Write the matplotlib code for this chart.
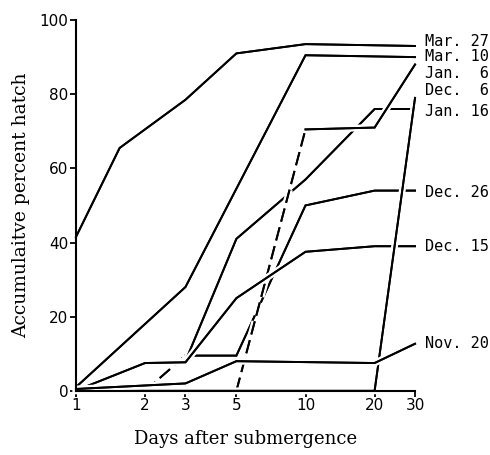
"""
Accumulative percent hatch vs. days after submergence, one line per
submergence date. Lines are drawn with a white halo so that crossing
lines leave small gaps, as in the printed figure.
"""

import matplotlib.pyplot as plt
import matplotlib.patheffects as pe
from matplotlib.ticker import NullLocator

# Data
mar27_x = [1, 1.55, 3, 5, 10, 30]
mar27_y = [41.5, 65.5, 78.5, 91, 93.5, 93]

mar10_x = [1, 3, 10, 30]
mar10_y = [1, 28, 90.5, 90]

dec26_x = [2, 3, 5, 10, 20, 30]
dec26_y = [0, 9.5, 9.5, 50, 54, 54]

jan16_x = [1.12, 2, 3, 5, 10, 20, 30]
jan16_y = [1.3, 7.5, 8, 41, 57, 76, 76]

jan6_x = [5, 10, 20, 30]
jan6_y = [0, 70.5, 71, 88]

dec15_x = [1.12, 2, 3, 5, 10, 20, 30]
dec15_y = [1.3, 7.5, 7.7, 25, 37.5, 39, 39]

dec6_x = [1, 20, 30]
dec6_y = [0, 0, 79]

nov20_x = [1, 3, 5, 20, 30]
nov20_y = [0.5, 2, 8, 7.5, 12.7]

# label text and its height on the right margin
labels = ["Mar. 27", "Mar. 10", "Jan.  6", "Dec.  6",
          "Jan. 16", "Dec. 26", "Dec. 15", "Nov. 20"]
label_y = [94.2, 90.1, 85.6, 81.0, 75.4, 53.5, 39.0, 12.7]

xticks = [1, 2, 3, 5, 10, 20, 30]
yticks = [0, 20, 40, 60, 80, 100]

# draw order matters: later lines cut the earlier ones
series = [
    (mar27_x, mar27_y, 0),
    (mar10_x, mar10_y, 0),
    (dec26_x, dec26_y, 1),   # first segment dashed
    (jan16_x, jan16_y, 0),
    (jan6_x, jan6_y, 1),     # first segment dashed
    (dec15_x, dec15_y, 0),
    (dec6_x, dec6_y, 0),
    (nov20_x, nov20_y, 0),
]

lw = 1.4
halo = [pe.withStroke(linewidth=lw + 3.5, foreground="white"), pe.Normal()]

fig = plt.figure(figsize=(4.9, 4.55), dpi=100)
ax = fig.add_axes([0.155, 0.141, 0.692, 0.815])
ax.set_xscale("log")

for i, (xs, ys, n_dash) in enumerate(series):
    z = 2 + i * 0.01
    if n_dash:
        ax.plot(xs[:n_dash + 1], ys[:n_dash + 1], color="black", lw=lw,
                dashes=(7, 3), path_effects=halo, zorder=z,
                solid_capstyle="butt", clip_on=False)
        xs, ys = xs[n_dash:], ys[n_dash:]
    ax.plot(xs, ys, color="black", lw=lw, path_effects=halo, zorder=z,
            solid_joinstyle="miter", clip_on=False)

for txt, y in zip(labels, label_y):
    ax.annotate(txt, xy=(30, y), xytext=(7, 0), textcoords="offset points",
                va="center", ha="left", family="DejaVu Sans Mono",
                fontsize=11, annotation_clip=False)

ax.set_xlim(1, 30)
ax.set_ylim(0, 100)
ax.set_xticks(xticks)
ax.set_xticklabels([str(t) for t in xticks])
ax.xaxis.set_minor_locator(NullLocator())
ax.set_yticks(yticks)

for s in ["top", "right"]:
    ax.spines[s].set_visible(False)
for s in ["left", "bottom"]:
    ax.spines[s].set_linewidth(1.5)
    ax.spines[s].set_zorder(3)

ax.tick_params(width=1.3, length=4, labelsize=11, pad=1.5)

ax.set_xlabel("Days after submergence", family="DejaVu Serif", fontsize=13,
              labelpad=12)
ax.set_ylabel("Accumulaitve percent hatch", family="DejaVu Serif",
              fontsize=13.5, labelpad=7)

fig.savefig("out.png", dpi=100)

____

From the first line above through the line containing "nov20_y = [0.5, 2, 8, 7.5, 12.7]", copy everything exactly, without the pictures.

Write the matplotlib code for this chart.
"""
Accumulative percent hatch vs. days after submergence, one line per
submergence date. Lines are drawn with a white halo so that crossing
lines leave small gaps, as in the printed figure.
"""

import matplotlib.pyplot as plt
import matplotlib.patheffects as pe
from matplotlib.ticker import NullLocator

# Data
mar27_x = [1, 1.55, 3, 5, 10, 30]
mar27_y = [41.5, 65.5, 78.5, 91, 93.5, 93]

mar10_x = [1, 3, 10, 30]
mar10_y = [1, 28, 90.5, 90]

dec26_x = [2, 3, 5, 10, 20, 30]
dec26_y = [0, 9.5, 9.5, 50, 54, 54]

jan16_x = [1.12, 2, 3, 5, 10, 20, 30]
jan16_y = [1.3, 7.5, 8, 41, 57, 76, 76]

jan6_x = [5, 10, 20, 30]
jan6_y = [0, 70.5, 71, 88]

dec15_x = [1.12, 2, 3, 5, 10, 20, 30]
dec15_y = [1.3, 7.5, 7.7, 25, 37.5, 39, 39]

dec6_x = [1, 20, 30]
dec6_y = [0, 0, 79]

nov20_x = [1, 3, 5, 20, 30]
nov20_y = [0.5, 2, 8, 7.5, 12.7]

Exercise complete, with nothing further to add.